Torontonicity was recently invited to visit the Ontario Science Centre to see the latest exhibits including Game On 2.0 and the IMAX film, Flight of the Butterflies. Game On 2.0 is a retrospective of video games since their inception in the 60s. The exhibition features more than 150 playable games including 3D video games, multi-player games and even pinball machines, the likes of which used to fill the arcades on Yonge Street.
During our visit, there were many available video games to play including Nintendo, Atari, Sega, Pong, Pac-Man and Super Mario to name a few. Never being particularly adept at video games, I was surprised to find that I was able to beat my niece during a few games of Nintendo.
An activity that initially interested boys, video games, according to IpsosMediaCT’s “2012 Essential Facts About the Computer and Video Game Industry,” are now played by almost half of teen girls in Canada, as well as 40% of parents who play video games with their children.

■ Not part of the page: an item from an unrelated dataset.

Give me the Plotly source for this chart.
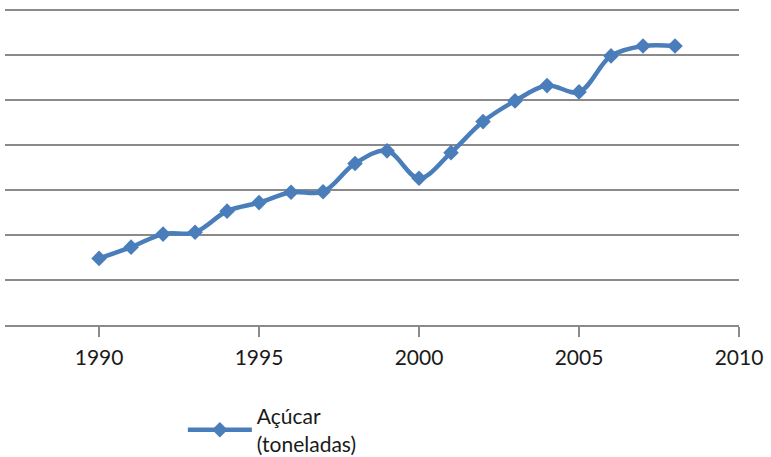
import plotly.graph_objects as go

years = [1990, 1991, 1992, 1993, 1994, 1995, 1996, 1997, 1998, 1999,
         2000, 2001, 2002, 2003, 2004, 2005, 2006, 2007, 2008]
acucar = [1.48, 1.73, 2.02, 2.06, 2.53, 2.72, 2.95, 2.96, 3.59, 3.87,
          3.26, 3.83, 4.52, 4.98, 5.32, 5.18, 5.98, 6.20, 6.20]
x_ticks = [1990, 1995, 2000, 2005, 2010]
y_grid = [1, 2, 3, 4, 5, 6, 7]
series_name = "Açúcar<br>(toneladas)"

color = "#4A7EBB"
grid = "#8A8A8A"

fig = go.Figure()
fig.add_trace(go.Scatter(
    x=years, y=acucar, name=series_name, mode="lines+markers",
    line=dict(color=color, width=4.5, shape="spline", smoothing=1),
    marker=dict(symbol="diamond", size=12, color=color),
    showlegend=True,
))

fig.update_layout(
    width=771, height=457,
    margin=dict(l=5, r=32, t=8, b=132, autoexpand=False),
    paper_bgcolor="white", plot_bgcolor="white",
    font=dict(family="Lato, Carlito, sans-serif", size=21, color="#1a1a1a"),
    showlegend=True,
    legend=dict(x=0.2423, y=-0.4385, xanchor="left", yanchor="bottom",
                orientation="h", itemwidth=64, valign="middle",
                font=dict(size=21), bgcolor="rgba(0,0,0,0)"),
    xaxis=dict(range=[1987.06, 2010], tickvals=x_ticks, automargin=False,
               showgrid=False, zeroline=False,
               showline=True, linecolor=grid, linewidth=1.5,
               ticks="outside", ticklen=10, tickcolor=grid, tickwidth=1.5,
               ticklabelstandoff=3),
    yaxis=dict(range=[0, 7.044], tickvals=y_grid,
               showticklabels=False, automargin=False,
               showgrid=True, gridcolor=grid, gridwidth=1.5,
               zeroline=False, showline=False, ticks=""),
)

fig.write_html("out.html",
               config={"displayModeBar": False},
               post_script="document.body.style.margin='0';")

Game On 2.0 also showcases online gaming, handheld devices and new technologies including a walk-in Virtusphere, as well as science talks. If you are looking for things to do with kids in Toronto, definitely consider bringing the whole family to Game On 2.0 since there is a game that most certainly every age will recognize.
Flight of the Butterflies from SK Films documents the story of Dr. Fred Urquhart, a Torontonian who devoted his life to discovering where monarch butterflies migrated to after leaving Canada in the fall. Watching the documentary on the IMAX Giant Screen at the OMNIMAX Theatre, we felt the sensation of flying under the wings of a monarch and across the farms towards the Mexican monarch butterfly reserve as a result of the spectacular macro photography by Peter Parks, an Oscar winning photographer.
We also saw through time-lapsed photography the insect’s transformation from egg to larva (caterpillar) to pupa (chrysalis), at which point the insect’s organs, tissues and limbs transform to create the new body of a butterfly. Apparently, only one per cent of caterpillars complete the metamorphosis into a Monarch butterfly. Monarch butterflies survive by feeding on milkweed, which makes them poisonous to many predators. Before heading south, Monarch butterflies build up their fat reserves and save energy by riding on the wind and navigating their journey by the sun. Sensory organs to navigate their environment are found in their feet.
Urquhart, who is played by Gordon Pinsent in the film, tracked and tagged these brilliant creatures along with his wife, Norah, to determine their migratory path. The film focuses on the flight of one butterfly, Dana (Danaus Plexippus), and her offspring’s journey from Canada to Mexico and back. Both Dr. and Norah Urquhart received the Order of Canada in 1998 for “one of the greatest natural history discoveries of our time.”
Unfortunately, the Monarch butterfly is in decline; however, watching Flight of the Butterflies in the magnificent OMNIMAX Theatre will hopefully make you appreciate the beauty and intelligence of this living creature. Significant portions of the film’s proceeds will go towards the conservation of Monarch butterflies.
Ontario Science Centre, 770 Don Mills Road (just south of Eglinton Avenue East)
Game On 2.0 runs until September 2, 2013Admission to the Ontario Science Centre is Adult $22, Youth/Senior/Student with ID $16 and Child $13 for Ontario Science Centre admission only. Science Centre and OMNIMAX admission is Adult $28, Youth/Senior/Student with ID $22 and Child $19.